Sunday, 4 July 2010
Thursday 1 July I worked on the filtration system. This is how it now looks, after a full day of tuning:
When I initially installed it, I only had the bead filter EB-40, a 1 KW Koi Pro heater, and the Red Dragon 12.000 liter pump.
The first improvement was to add a circulation pump inside the tank (Eheim 5500 liter), as the 4 outflows connected to the Red Dragon weren't sufficient. This was mainly due to the fact that the outflow tubes have a rather large diameter.
Then I added the trickle filter (50 liters of syporax + 3500 liter Ocean Runner pump) to get more biofiltration + oxygen in the tank. This seems to work really well, as I hardly have any nitrate in the tank.
As the tank still wasn't crystal clear I extended the beadfilter setup with a pressure filter with filter foam (75 liter Velda clear control). This final step made a big difference: the water was completely clear!
Due to the original lay out of the system I could only place the pressure filter after the beadfilter. As I think it's best to have the the filter material with the widest granularity first, and the material with the finest granularity last, I had to take the system apart and build it up again. So, pressure filter first and then bead filter. After the bead filter I split the outflow to go to 1. the Koi Pro 1KW heater, 2. the Koi Pro 40W UV filter (new). Both outflows split again before they return to the tank. In the original setup I tried several UV systems, but they all couldn't handle the pressure of the 12.000 liter pump. In this setup the pressure is split in half, and I used a heavy duty UV filter. It's my intention to run the UV filter only for 4 hours each day as this should be sufficient for a 3600 liter tank. This would also imply that I don't have to change the tube once a year, by once every 6 years.
Another bottleneck in the previous setup was the small leaks that occurred now and again. A system that is normally used (and designed) for garden ponds, and operates under heavy pressure (12.000 liter pump) will sometimes leak a bit. I originally placed the beadfilter in a aquarium, and the pressure filter in a large plastic bin, but unfortunately couldn't drain both of them as they were placed on the ground.

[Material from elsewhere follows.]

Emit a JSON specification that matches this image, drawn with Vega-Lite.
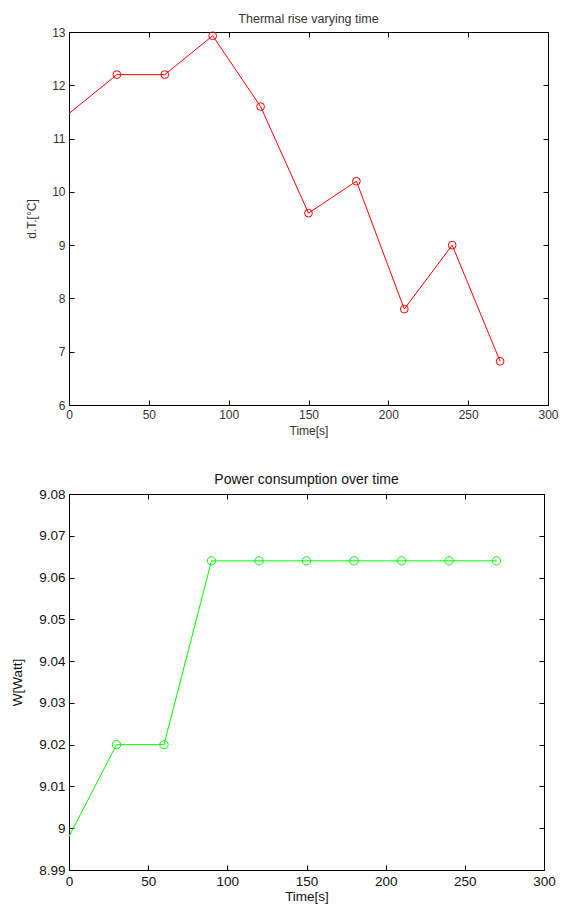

So I designed a new setup, consisting of an aquarium table with adjustable legs, and a HDPE leakage tray. The tray just fits in the storage room, and can hold the pump, the bead filter and the pressure filter. The UV filter and heater have been connected to the wall. The leakage tray is connected to sewer, so any excess water will flow away without causing any damage. I had help from Verloop Vijver speciaalzaak who delivered the leakage tray, aquarium table and UV filter, and send a specialist who put everything together. I am always surprised to see how much new PVC materials you need... luckily most parts could be reused. Today, 4 July, the tank looks pristine, and there is absolutely no noise, no leaks etc. Hopefully it stays that way!